(Cualquier parecido con la realidad pasada, presente o futura es pura coincidencia)

Año 2014. Rusia ha cerrado su mercado a los productos alimenticios de la UE como represalia por las sanciones que los Estados de la Unión le han impuesto por su intervención en Ucrania. Mientras, en el resto del mundo se frotan las manos pensando en llenar el enorme vacío, y los rusos comienzan a quejarse por el desabastecimiento en sus lineales. Los europeos vuelven a hacer lo que mejor saben: ir cada uno a lo suyo.

(Desde la caída del Imperio Romano nadie ha sido capaz de unir bajo un mismo gobierno a tantos pueblos. Dicen que esa es en parte una de las explicaciones del avance bélico de los europeos y es la razón última de su conquista del mundo desde el siglo XV).

Desde Bruselas intentan ordenar el discurso, ponen en marcha protocolos de ayuda a las producciones afectadas, pero eso significa que otros productores no afectados terminen cobrando menos ayudas de la PAC. “¿Qué hay de lo mío?” Los Gobiernos dicen una cosa en Bruselas pero, por detrás, comienzan a presionar a otros gobiernos, a negociar enjuagues con Putin y a desviar la atención. Todo sea por sus tomates. Y sus vacas.
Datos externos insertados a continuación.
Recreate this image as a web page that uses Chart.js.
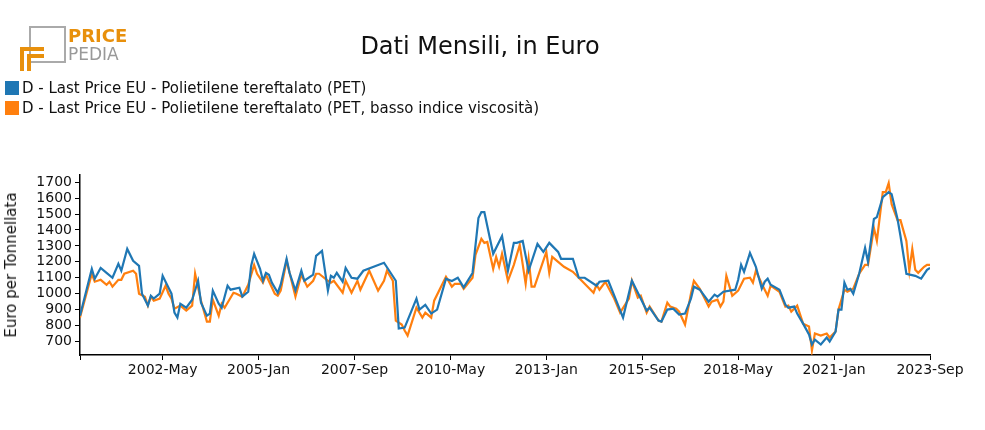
<!DOCTYPE html>
<html>
<head>
<meta charset="utf-8">
<script src="https://cdn.jsdelivr.net/npm/chart.js@4"></script>
<style>
  body { margin: 0; width: 985px; height: 430px; position: relative; font-family: "DejaVu Sans", sans-serif; background: #fff; overflow: hidden; }
  #wrap { position: absolute; left: 0; top: 0; width: 985px; height: 430px; }
  .title { position: absolute; top: 32px; left: 0; width: 960px; text-align: center; font-size: 24px; color: #111; }
  .legend { position: absolute; left: 5px; font-size: 15px; color: #111; }
  .legend span { display: inline-block; width: 14px; height: 14px; vertical-align: -2px; margin-right: 3px; }
  .ytitle { position: absolute; left: 11px; top: 265px; transform: translate(-50%, -50%) rotate(-90deg); font-size: 15px; white-space: nowrap; color: #111; }
  .logo { position: absolute; left: 20px; top: 25px; width: 110px; height: 50px; }
</style>
</head>
<body>
<div id="wrap"><canvas id="c" width="985" height="430"></canvas></div>
<div class="logo">
  <div style="position:absolute;left:9px;top:1px;width:33px;height:33px;border:2px solid #aaa;"></div>
  <div style="position:absolute;left:0;top:22px;width:20px;height:20px;border-top:4px solid #e8900c;border-left:4px solid #e8900c;"></div>
  <div style="position:absolute;left:7px;top:29px;width:13px;height:13px;border-top:4px solid #e8900c;border-left:4px solid #e8900c;"></div>
  <div style="position:absolute;left:48px;top:0;font:bold 18px 'DejaVu Sans';color:#e8900c;">PRICE</div>
  <div style="position:absolute;left:48px;top:19px;font:17px 'DejaVu Sans';color:#999;">PEDIA</div>
</div>
<div class="title">Dati Mensili, in Euro</div>
<div class="legend" style="top:79px"><span style="background:#1f77b4"></span>D - Last Price EU - Polietilene tereftalato (PET)</div>
<div class="legend" style="top:99px"><span style="background:#ff7f0e"></span>D - Last Price EU - Polietilene tereftalato (PET, basso indice viscosità)</div>
<div class="ytitle">Euro per Tonnellata</div>
<script>
// x in months from the left edge of the axis; labelled ticks step back from 2023-Sep
const tickLabels = ['2023-Sep', '2021-Jan', '2018-May', '2015-Sep', '2013-Jan', '2010-May', '2007-Sep', '2005-Jan', '2002-May'];
const tickStep = 32.5;
const xEnd = 288;

const petMonths = [0,4,5,7,9,11,13,14,16,18,20,21,23,24,25,27,28,30,31,32,33,34,36,38,40,41,43,44,45,47,48,50,51,54,55,57,58,59,61,62,63,64,65,67,68,70,71,73,75,76,79,80,82,84,85,86,87,89,90,92,94,96,
  103,107,108,110,114,115,117,119,121,124,126,128,130,133,135,136,137,140,143,145,147,148,150,152,155,157,159,162,163,167,169,171,175,176,179,184,187,192,193,
  196,197,199,201,203,205,207,208,210,213,215,216,218,222,223,224,225,227,229,231,232,233,234,237,239,240,242,243,245,247,248,249,251,253,254,256,257,258,259,260,261,262,264,266,267,269,270,272,274,275,277,278,280,283,285,287,288];
const petValues = [862,1156,1094,1162,1131,1100,1187,1144,1281,1206,1175,1000,925,987,969,1000,1112,1037,1000,881,850,937,912,962,1081,944,862,875,1019,937,912,1050,1025,1037,981,1012,1175,1250,1156,1081,1131,1119,1069,1006,1056,1219,1131,1019,1144,1081,1119,1237,1269,1019,1112,1100,1131,1075,1162,1100,1094,1144,
  1194,1081,781,787,969,900,930,875,900,1094,1080,1100,1040,1130,1475,1512,1512,1250,1362,1144,1319,1319,1331,1144,1312,1262,1319,1262,1219,1219,1100,1100,1050,1075,1081,850,1081,894,912,
  831,825,900,906,869,875,969,1044,1025,950,994,981,1012,1025,1087,1181,1137,1256,1169,1031,1075,1094,1056,1025,931,912,919,875,812,744,681,712,681,725,700,762,900,900,1069,1025,1031,1000,1125,1287,1200,1469,1481,1606,1637,1625,1469,1362,1125,1112,1094,1150,1162];

const lowMonths = [0,4,5,7,9,10,11,13,14,15,18,19,20,22,23,24,25,27,29,30,31,32,34,36,38,39,41,43,44,45,47,48,49,52,53,55,57,59,60,62,63,66,67,68,70,73,75,77,79,80,81,84,85,86,89,90,92,94,95,
  98,101,103,104,106,107,109,110,111,114,116,117,119,120,124,126,127,129,130,133,134,136,137,138,140,141,142,143,145,147,149,151,152,153,154,158,159,160,162,164,167,170,174,175,176,178,181,183,186,187,189,190,192,193,
  196,197,199,200,202,203,205,207,208,210,213,214,216,217,218,219,221,223,225,227,228,229,231,233,234,237,239,240,241,243,245,247,248,249,251,253,254,256,257,259,260,262,264,266,267,269,270,272,273,274,275,277,278,280,281,282,283,284,286,287,288];
const lowValues = [850,1125,1075,1087,1056,1075,1044,1087,1087,1125,1144,1125,1000,981,925,981,956,969,1050,1000,969,906,925,894,925,1125,956,825,825,962,862,937,912,1006,1000,981,1056,1181,1125,1069,1119,1000,987,1019,1206,981,1119,1044,1081,1125,1125,1081,1069,1081,1006,1081,1006,1081,1025,
  1144,1019,1081,1144,1081,831,806,769,737,912,850,881,850,956,1106,1044,1062,1062,1031,1100,1244,1344,1319,1325,1156,1231,1169,1250,1081,1181,1306,1062,1219,1044,1044,1262,1131,1231,1200,1169,1137,1081,1006,1056,1025,1075,969,881,969,1081,975,987,881,919,
  831,825,944,919,906,887,806,1000,1081,1031,919,950,962,919,950,1112,987,1019,1094,1100,1069,1144,1062,987,1050,1012,919,925,887,925,812,794,644,750,737,750,725,762,900,1025,1012,1031,1125,1181,1181,1412,1331,1637,1637,1694,1562,1462,1462,1331,1144,1281,1150,1131,1169,1181,1181];

const toPoints = (xs, ys) => xs.map((m, i) => ({ x: m, y: ys[i] }));

const font = { family: 'DejaVu Sans', size: 14 };
const tickGrid = { display: true, drawOnChartArea: false, drawTicks: true, tickLength: 5, tickColor: '#000' };

new Chart(document.getElementById('c'), {
  type: 'line',
  data: {
    datasets: [
      { data: toPoints(petMonths, petValues), borderColor: '#1f77b4', borderWidth: 2.2, pointRadius: 0, tension: 0 },
      { data: toPoints(lowMonths, lowValues), borderColor: '#ff7f0e', borderWidth: 2.2, pointRadius: 0, tension: 0 }
    ]
  },
  options: {
    animation: false,
    responsive: false,
    layout: { padding: { top: 175, right: 55, left: 0, bottom: 0 } },
    plugins: { legend: { display: false }, tooltip: { enabled: false } },
    scales: {
      x: {
        type: 'linear', min: 0, max: xEnd,
        grid: tickGrid,
        border: { color: '#000', width: 1.5 },
        afterBuildTicks: (s) => {
          s.ticks = [{ value: 0, label: '' }];
          for (let k = tickLabels.length - 1; k >= 0; k--) s.ticks.push({ value: xEnd - k * tickStep });
        },
        ticks: { autoSkip: false, maxRotation: 0, color: '#111', font, padding: 2,
          callback: (v) => { const k = Math.round((xEnd - v) / tickStep); return v === 0 ? '' : tickLabels[k]; } },
        afterFit: (s) => { s.height = 75; }
      },
      y: {
        min: 615, max: 1745,
        grid: tickGrid,
        border: { color: '#000', width: 1.5 },
        afterBuildTicks: (s) => { s.ticks = []; for (let v = 700; v <= 1700; v += 100) s.ticks.push({ value: v }); },
        ticks: { autoSkip: false, color: '#111', font, padding: 3, callback: (v) => String(v) },
        afterFit: (s) => { s.width = 80; }
      }
    }
  }
});
</script>
</body>
</html>
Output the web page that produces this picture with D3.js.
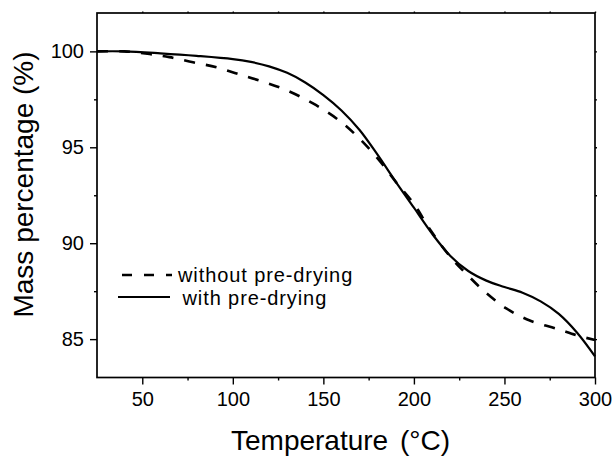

Un poder emergente en Iraq, tan disparatado como el de los talibanes, ha venido a coincidir en el tiempo con este problema. La mejor cortina de humo. Los cañones se apuntan hacia allí y la presión mediática disminuye en Ucrania. Los rusos encantados, los europeos encantados y los ucranianos jodidos. La guerra ahora es cosa de drones, no hace falta derramar sangre patria en desiertos lejanos. Asepsia garantizada, como en las cadenas de suministro de alimentos. Pero esa lección ya la conocen los fanáticos. El punto débil de la civilización occidental es el miedo. Comienza la escalada terrorista en todo el mundo, hasta que sucede un nuevo 11S: la gota que colma el vaso. Los muertos ahora están en la calle de al lado, en la ciudad de al lado, en el país de al lado. La venganza es lo que impulsa a los soldados que, ahora sí, se dirigen al desierto lejano. Todo sea por sus vacas,  y su seguridad. Y sus tomates.

Mientras, en la Europa cercana, dos antiguas repúblicas soviéticas se enfrentan por algo tan viejo como la energía. El granero ucraniano, poco a poco, se seca, como se secan los oleoductos que atraviesan el país. Y en el Norte hace mucho frío. “¿Por qué no podemos poner la calefacción?” Los muertos son menos muertos cuando uno tiene los pies congelados. Y entonces alguien comienza a negociar una alternativa de suministro con los rusos. En el fondo todo el mundo sabe quién ganará ese enfrentamiento. Todo sea por el bien de los ciudadanos. Y sus tomates y vacas.

El mundo se termina enfrentando a lo que llamará una guerra de civilizaciones, la última cruzada, y mientras un agricultor de alguna pequeña explotación hortícola del Mediterráneo comenzará a creer que sus tomates están manchados de sangre. Porque, hacia el final de todo, cuando cesen las bolsas negras, cuando se hayan alzado los héroes de la paz con su foto de firma en la ONU, es posible que algún medio de comunicación canonice que todo empezó por proteger los tomates y las vacas europeas. Siempre hace falta un culpable de cara a la Historia con mayúsculas.